Advogada e integrante do IBCCRIM foi uma das convidadas para debate ‘Democracia das Chacinas’, em SP, sobre violência de Estado nas periferias; Débora Silva, das Mães de Maio, também esteve presente

por Arthur Stabile

Debora Maria (de amarelo), em discurso na faculdade de direito da USP | Foto: Arthur Stabile/Ponte Jornalismo


A votação expressiva de Jair Bolsonaro (PSL) no primeiro turno das eleições presidenciais, com mais de 49 milhões de votos, pôs em cheque a democracia brasileira. Um alerta soou ao ver as falas extremistas do candidato, inclusive sobre golpe de Estado e atacando minorias, ganharem eco no povo. Um risco às liberdades. No entanto, para as periferias, um medo que já existe na realidade, como exposto em debate na USP (Universidade de São Paulo), realizado pelo Movimento Travessia, coletivo de alunos da Faculdade de Direito do Largo São Francisco.

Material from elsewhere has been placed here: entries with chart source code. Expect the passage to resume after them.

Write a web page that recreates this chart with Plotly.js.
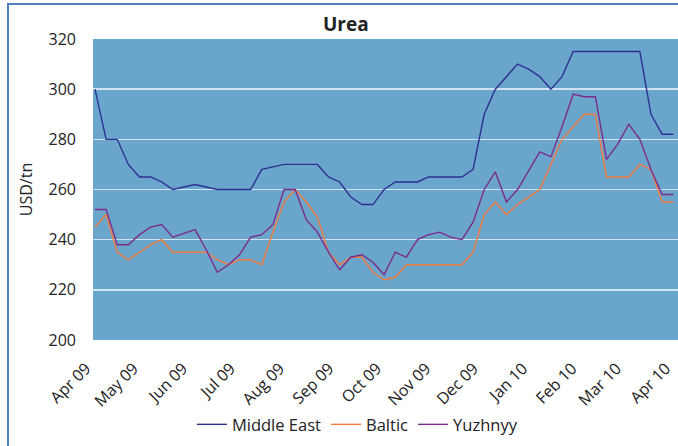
<!DOCTYPE html>
<html>
<head>
<meta charset="utf-8">
<script src="https://cdn.plot.ly/plotly-3.0.1.min.js"></script>
<style>
  html, body { margin: 0; padding: 0; background: #ffffff; }
  #wrap { position: relative; width: 678px; height: 446px; overflow: hidden; }
  #chart { position: absolute; left: 0; top: 0; width: 678px; height: 446px; }
  #frame { position: absolute; left: 7px; top: 3px; width: 680px; height: 450px;
           border-left: 2px solid #4f81bd; border-top: 2px solid #4f81bd; pointer-events: none; }
</style>
</head>
<body>
<div id="wrap">
  <div id="chart"></div>
  <div id="frame"></div>
</div>
<script>
// Weekly observation dates
const dates = [
  "2009-04-01","2009-04-08","2009-04-15","2009-04-22","2009-04-29",
  "2009-05-06","2009-05-13","2009-05-20","2009-05-27",
  "2009-06-03","2009-06-10","2009-06-17","2009-06-24",
  "2009-07-01","2009-07-08","2009-07-15","2009-07-22","2009-07-29",
  "2009-08-05","2009-08-12","2009-08-19","2009-08-26",
  "2009-09-02","2009-09-09","2009-09-16","2009-09-23","2009-09-30",
  "2009-10-07","2009-10-14","2009-10-21","2009-10-28",
  "2009-11-04","2009-11-11","2009-11-18","2009-11-25",
  "2009-12-02","2009-12-09","2009-12-16","2009-12-23","2009-12-30",
  "2010-01-06","2010-01-13","2010-01-20","2010-01-27",
  "2010-02-03","2010-02-10","2010-02-17","2010-02-24",
  "2010-03-03","2010-03-10","2010-03-17","2010-03-24","2010-03-31"
];

// USD/tn
const middleEast = [300,280,280,270,265,265,263,260,261,262,261,260,260,260,260,268,269,270,270,270,270,265,263,257,254,254,260,263,263,263,265,265,265,265,268,290,300,305,310,308,305,300,305,315,315,315,315,315,315,315,290,282,282];
const baltic     = [245,250,235,232,235,238,240,235,235,235,235,232,230,232,232,230,243,255,260,255,249,235,230,233,233,227,224,225,230,230,230,230,230,230,235,250,255,250,254,257,260,270,280,285,290,290,265,265,265,270,268,255,255];
const yuzhnyy    = [252,252,238,238,242,245,246,241,242.5,244,236,227,230,234,241,242,246,260,260,248,243,235,228,233,234,231,226,235,233,240,242,243,241,240,247,260,267,255,260,267.5,275,273,285,298,297,297,272,278,286,280,268,258,258];

// Month tick positions and labels
const tickDates = ["2009-04-01","2009-05-01","2009-06-01","2009-07-01","2009-08-01","2009-09-01","2009-10-01","2009-11-01","2009-12-01","2010-01-01","2010-02-01","2010-03-01","2010-04-01"];
const tickLabels = ["Apr 09","May 09","Jun 09","Jul 09","Aug 09","Sep 09","Oct 09","Nov 09","Dec 09","Jan 10","Feb 10","Mar 10","Apr 10"];

const seriesNames = ["Middle East","Baltic","Yuzhnyy"];
const seriesColors = ["#2e3192","#f47b3c","#7b2c8e"];
const seriesData = [middleEast, baltic, yuzhnyy];

const font = "'Open Sans', 'Noto Sans', sans-serif";

const traces = seriesData.map((ys, k) => ({
  type: "scatter",
  mode: "lines",
  x: dates,
  y: ys,
  name: seriesNames[k],
  line: { color: seriesColors[k], width: 1.4 },
  hoverinfo: "skip"
}));

const layout = {
  width: 678,
  height: 446,
  margin: { l: 93, r: 0, t: 39, b: 106 },
  paper_bgcolor: "#ffffff",
  plot_bgcolor: "#6aa6cc",
  font: { family: font, size: 16, color: "#222222" },
  title: {
    text: "<b>Urea</b>",
    font: { family: font, size: 19, color: "#222222" },
    x: 0.51, xref: "container", xanchor: "center",
    y: 0.945, yref: "container", yanchor: "middle"
  },
  xaxis: {
    type: "date",
    range: ["2009-03-30 18:00", "2010-04-03 00:00"],
    tickmode: "array",
    tickvals: tickDates,
    ticktext: tickLabels,
    tickangle: -45,
    showgrid: false,
    zeroline: false,
    showline: false,
    ticks: "",
    ticklabelstandoff: 15,
    ticklabelshift: -9,
    ticklabeloverflow: "allow",
    tickfont: { family: font, size: 16, color: "#222222" }
  },
  yaxis: {
    range: [200, 320],
    tickmode: "linear",
    tick0: 200,
    dtick: 20,
    showgrid: true,
    gridcolor: "#cfe3f2",
    gridwidth: 1.5,
    zeroline: false,
    showline: false,
    ticks: "",
    ticklabelstandoff: 16,
    tickfont: { family: font, size: 16, color: "#222222" },
    title: { text: "USD/tn", font: { family: font, size: 16, color: "#222222" }, standoff: 11 }
  },
  showlegend: true,
  legend: {
    orientation: "h",
    x: 0.452, xanchor: "center",
    y: -0.223, yanchor: "top",
    font: { family: font, size: 16.5, color: "#222222" },
    bgcolor: "rgba(0,0,0,0)",
    itemwidth: 30,
    tracegroupgap: 0
  }
};

Plotly.newPlot("chart", traces, layout, { displayModeBar: false, staticPlot: true });
</script>
</body>
</html>
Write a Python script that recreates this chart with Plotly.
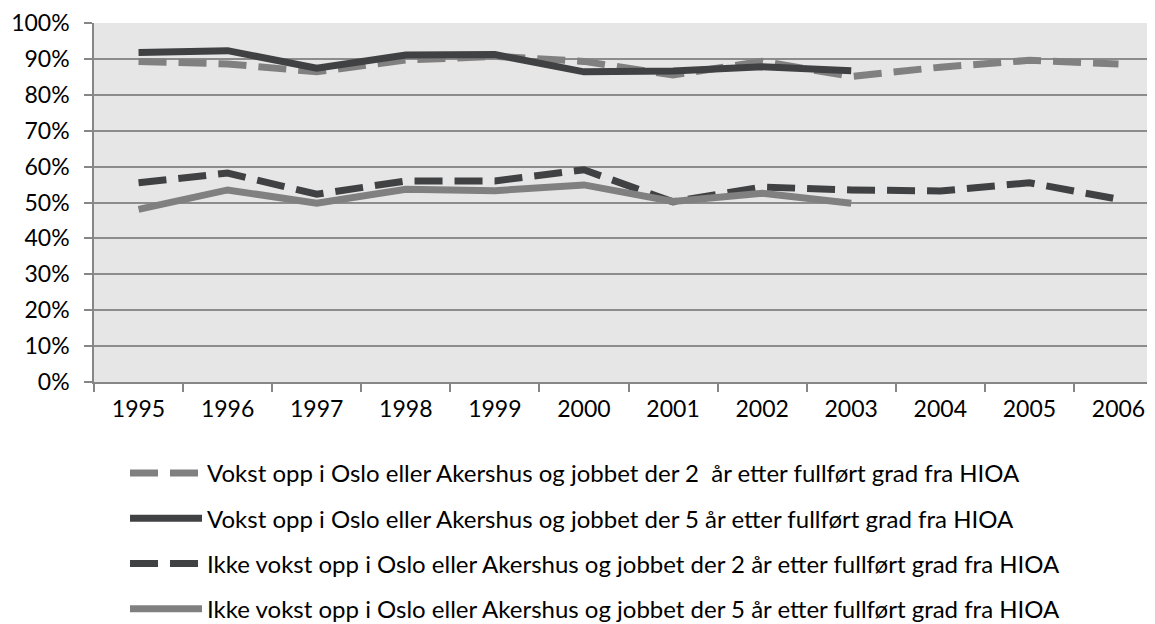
import plotly.graph_objects as go

years = ["1995", "1996", "1997", "1998", "1999", "2000", "2001", "2002", "2003", "2004", "2005", "2006"]

names = [
    "Vokst opp i Oslo eller Akershus og jobbet der 2  år etter fullført grad fra HIOA",
    "Vokst opp i Oslo eller Akershus og jobbet der 5 år etter fullført grad fra HIOA",
    "Ikke vokst opp i Oslo eller Akershus og jobbet der 2 år etter fullført grad fra HIOA",
    "Ikke vokst opp i Oslo eller Akershus og jobbet der 5 år etter fullført grad fra HIOA",
]

oslo_2 = [0.893, 0.886, 0.864, 0.897, 0.907, 0.893, 0.855, 0.893, 0.851, 0.877, 0.896, 0.886]
oslo_5 = [0.918, 0.923, 0.874, 0.911, 0.912, 0.864, 0.866, 0.878, 0.867]
ikke_2 = [0.555, 0.582, 0.523, 0.560, 0.560, 0.591, 0.502, 0.543, 0.535, 0.532, 0.555, 0.509]
ikke_5 = [0.481, 0.535, 0.498, 0.537, 0.533, 0.549, 0.503, 0.526, 0.498]

DARK = "#404143"
GRAY = "#808080"
FONT = "Lato"

series = [
    (names[0], years, oslo_2, GRAY, "28px,12px"),
    (names[1], years[:len(oslo_5)], oslo_5, DARK, "solid"),
    (names[2], years, ikke_2, DARK, "28px,12px"),
    (names[3], years[:len(ikke_5)], ikke_5, GRAY, "solid"),
]

fig = go.Figure()
for i, (nm, xs, ys, col, dash) in enumerate(series):
    fig.add_trace(go.Scatter(
        x=xs, y=ys, name=nm, mode="lines",
        line=dict(color=col, width=7, dash=dash),
        legendgroup=str(i),
    ))

W, H = 1147, 616
fig.update_layout(
    width=W, height=H,
    margin=dict(l=86, r=0, t=15, b=242, autoexpand=False),
    paper_bgcolor="white",
    plot_bgcolor="#e6e6e6",
    font=dict(family=FONT, size=23, color="#000000"),
    showlegend=True,
    legend=dict(
        xref="container", yref="container",
        x=117 / W, y=1 - 443 / H,
        xanchor="left", yanchor="top",
        orientation="v",
        traceorder="grouped",
        itemwidth=72,
        tracegroupgap=11,
        font=dict(family=FONT, size=24, color="#000000"),
        bgcolor="rgba(0,0,0,0)",
    ),
    xaxis=dict(
        type="category",
        categoryorder="array", categoryarray=years,
        range=[-0.5, 11.41],
        tickson="boundaries",
        ticks="outside", ticklen=8, tickcolor="#868686", tickwidth=1.5,
        showline=True, linecolor="#868686", linewidth=1.5,
        showgrid=False,
        tickangle=0,
        tickfont=dict(family=FONT, size=23),
        ticklabelstandoff=6,
    ),
    yaxis=dict(
        range=[0, 1], tickvals=[i / 10 for i in range(11)],
        tickformat=".0%",
        ticks="outside", ticklen=8, tickcolor="#868686", tickwidth=1.5,
        showline=True, linecolor="#868686", linewidth=1.5,
        showgrid=True, gridcolor="#8c8c8c", gridwidth=1.5,
        zeroline=False,
        tickfont=dict(family=FONT, size=23),
        ticklabelstandoff=10,
    ),
)

fig.write_html("out.html")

“Não parimos um filho para o fascismo matar. Estamos avisando faz tempo desse perigo e são as mães que vão parir um novo Brasil. A ditadura não acabou para a periferia, ela acabou para a burguesia, que corre risco agora”, disparou Debora Maria da Silva, fundadora do movimento Mães de Maio. “As chacinas dos presídios foram para as ruas. Foi o que aconteceu com meu filho: primeiro se prende para depois matar”, completa. Edson Rogério, filho de Debora, morreu no revide do Estado aos ataques do PCC (Primeiro Comando da Capital) em 2006 no estado de São Paulo.

Denominado “Democracia das Chacinas”, o encontro tratou das mortes recorrentes nas periferias. O ponto de partida do debate foi o Massacre do Carandiru, ocorrido em 1992, quando 111 presos foram fuzilados pela Polícia Militar de São Paulo, segundo números oficiais. Pelos extra-oficiais, os relatos apontam centenas de vítimas.

“Vivi o que se chama massacre, mas ocorreram outros massacres antes. Teve em 1982, 1986… Os presídios são lotados desde a década de 1960. Vivi na época dos RPM (Recolhimento Provisório de Menores), antes da Febem (hoje chamado de Fundação Casa). Fui criado ali, não com meus pais, e tinha tortura. E a tortura fabrica criminosos”, conta Kric MC, rapper do grupo Comunidade Carcerária, com 28 anos vividos no sistema prisional.

O entendimento entre os participantes é de que não surpreende o fato das periferias darem apoio a um candidato extremista, de frases sexistas, machistas, homofóbicas e com clara indicação para o endurecimento da violência estatal. O motivo? Para quem mora longe das áreas ricas e centrais, conviver com violações já faz parte da rotina.

“Temos uma falsa democracia de violências históricas. Precisamos pensar que esse povo que vota no Bolsonaro não pensa o aprofundamento da violência porque ela já é cotidiana. Precisamos fazer um exercício e analisar profundamente. Vivemos uma democracia das violências.”, sustenta Dina Alves, advogada membro do IBCCRIM (Instituto Brasileiro de Ciências Criminais).

Para a especialista, uma das ferramentas para reafirmar esta democracia tupiniquim é o direito penal “eugênico, de pensar apenas em tipos penais”. “É uma das explicações da forma como se distribui a vida e a morte no Brasil. É preciso desmistificar o conceito de democracia”, argumenta.

Os debatedores dirigiram cobranças ao público, formado por alunos do curso de direito. “Daqui saem promotores, juízes e outras pessoas do judiciário. Lá na frente, vocês vão ter uma caneta pesada na mão, uma caneta que mata tanto ou mais do que a polícia. Agora, nos pedem ajuda em seus trabalhos para se formarem, mas lá na frente nos devolvem com um canudo com laço que escorre sangue”, cobrou Débora Silva.